[Code that draws figures]
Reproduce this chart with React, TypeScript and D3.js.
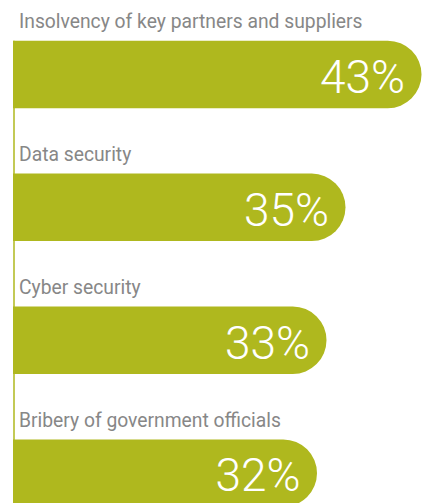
import React from "react";
import * as d3 from "d3";

const categories = [
  "Insolvency of key partners and suppliers",
  "Data security",
  "Cyber security",
  "Bribery of government officials",
];
const values = [43, 35, 33, 32];
const valueLabels = ["43%", "35%", "33%", "32%"];

const W = 425;
const H = 503;
const BAR_COLOR = "#afb81e";
const LABEL_COLOR = "#878787";

export default function App() {
  const x0 = 13;
  const x = d3.scaleLinear().domain([0, 43]).range([x0, 421.5]);
  const y = d3
    .scaleBand<string>()
    .domain(categories)
    .range([7.7, 7.7 + 4 * 132.9])
    .paddingInner(0)
    .paddingOuter(0);
  const barOffset = 33;
  const barH = 67.5;
  const r = barH / 2;

  const barPath = (v: number, top: number) => {
    const xe = x(v);
    const p = d3.path();
    p.moveTo(x0, top);
    p.lineTo(xe - r, top);
    p.arc(xe - r, top + r, r, -Math.PI / 2, Math.PI / 2);
    p.lineTo(x0, top + barH);
    p.closePath();
    return p.toString();
  };

  const firstTop = (y(categories[0]) ?? 0) + barOffset;
  const lastTop = (y(categories[categories.length - 1]) ?? 0) + barOffset;

  return (
    <div style={{ position: "absolute", left: 0, top: 0 }}>
      <svg width={W} height={H} style={{ display: "block", background: "#fff" }}>
        <line
          x1={x0 + 1}
          x2={x0 + 1}
          y1={firstTop}
          y2={lastTop + barH}
          stroke={BAR_COLOR}
          strokeWidth={1.5}
        />
        {categories.map((c, i) => {
          const top = (y(c) ?? 0) + barOffset;
          return (
            <g key={c}>
              <text
                x={19}
                y={(y(c) ?? 0) + 20.5}
                fill={LABEL_COLOR}
                fontFamily="Roboto, 'Open Sans', sans-serif"
                fontSize={19.3}
              >
                {c}
              </text>
              <path d={barPath(values[i], top)} fill={BAR_COLOR} />
              <text
                x={x(values[i]) - 16.5}
                y={top + 52}
                textAnchor="end"
                fill="#fff"
                fontFamily="Roboto, sans-serif"
                fontWeight={300}
                fontSize={46}
              >
                {valueLabels[i]}
              </text>
            </g>
          );
        })}
      </svg>
    </div>
  );
}
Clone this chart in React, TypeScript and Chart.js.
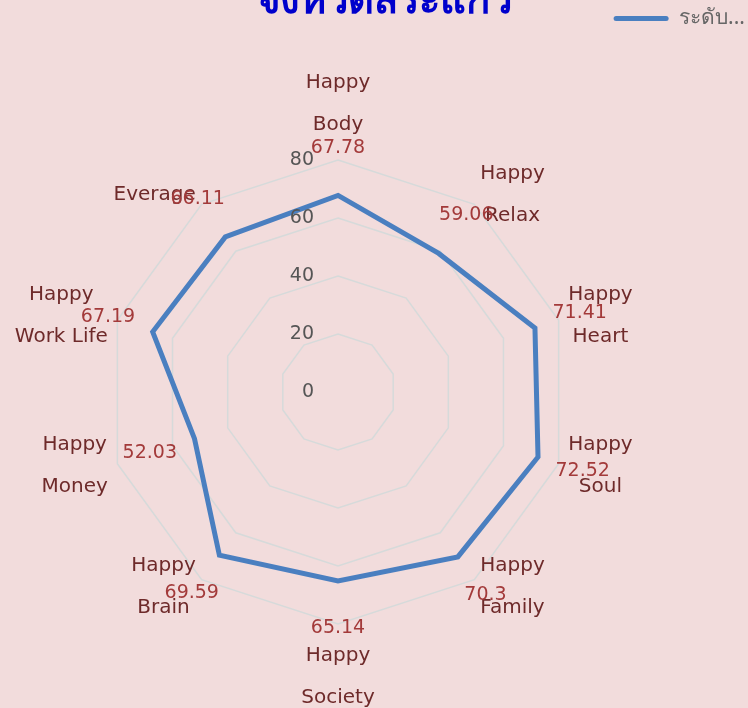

### What the exercise asks
Transcribe the records above exactly, omitting every picture they contain.

### Exercise output
Reproduce this chart with React, TypeScript and D3.js.
import React from "react";
import * as d3 from "d3";

const categories = [
  "Insolvency of key partners and suppliers",
  "Data security",
  "Cyber security",
  "Bribery of government officials",
];
const values = [43, 35, 33, 32];
const valueLabels = ["43%", "35%", "33%", "32%"];

const W = 425;
const H = 503;
const BAR_COLOR = "#afb81e";
const LABEL_COLOR = "#878787";

export default function App() {
  const x0 = 13;
  const x = d3.scaleLinear().domain([0, 43]).range([x0, 421.5]);
  const y = d3
    .scaleBand<string>()
    .domain(categories)
    .range([7.7, 7.7 + 4 * 132.9])
    .paddingInner(0)
    .paddingOuter(0);
  const barOffset = 33;
  const barH = 67.5;
  const r = barH / 2;

  const barPath = (v: number, top: number) => {
    const xe = x(v);
    const p = d3.path();
    p.moveTo(x0, top);
    p.lineTo(xe - r, top);
    p.arc(xe - r, top + r, r, -Math.PI / 2, Math.PI / 2);
    p.lineTo(x0, top + barH);
    p.closePath();
    return p.toString();
  };

  const firstTop = (y(categories[0]) ?? 0) + barOffset;
  const lastTop = (y(categories[categories.length - 1]) ?? 0) + barOffset;

  return (
    <div style={{ position: "absolute", left: 0, top: 0 }}>
      <svg width={W} height={H} style={{ display: "block", background: "#fff" }}>
        <line
          x1={x0 + 1}
          x2={x0 + 1}
          y1={firstTop}
          y2={lastTop + barH}
          stroke={BAR_COLOR}
          strokeWidth={1.5}
        />
        {categories.map((c, i) => {
          const top = (y(c) ?? 0) + barOffset;
          return (
            <g key={c}>
              <text
                x={19}
                y={(y(c) ?? 0) + 20.5}
                fill={LABEL_COLOR}
                fontFamily="Roboto, 'Open Sans', sans-serif"
                fontSize={19.3}
              >
                {c}
              </text>
              <path d={barPath(values[i], top)} fill={BAR_COLOR} />
              <text
                x={x(values[i]) - 16.5}
                y={top + 52}
                textAnchor="end"
                fill="#fff"
                fontFamily="Roboto, sans-serif"
                fontWeight={300}
                fontSize={46}
              >
                {valueLabels[i]}
              </text>
            </g>
          );
        })}
      </svg>
    </div>
  );
}
Clone this chart in React, TypeScript and Chart.js.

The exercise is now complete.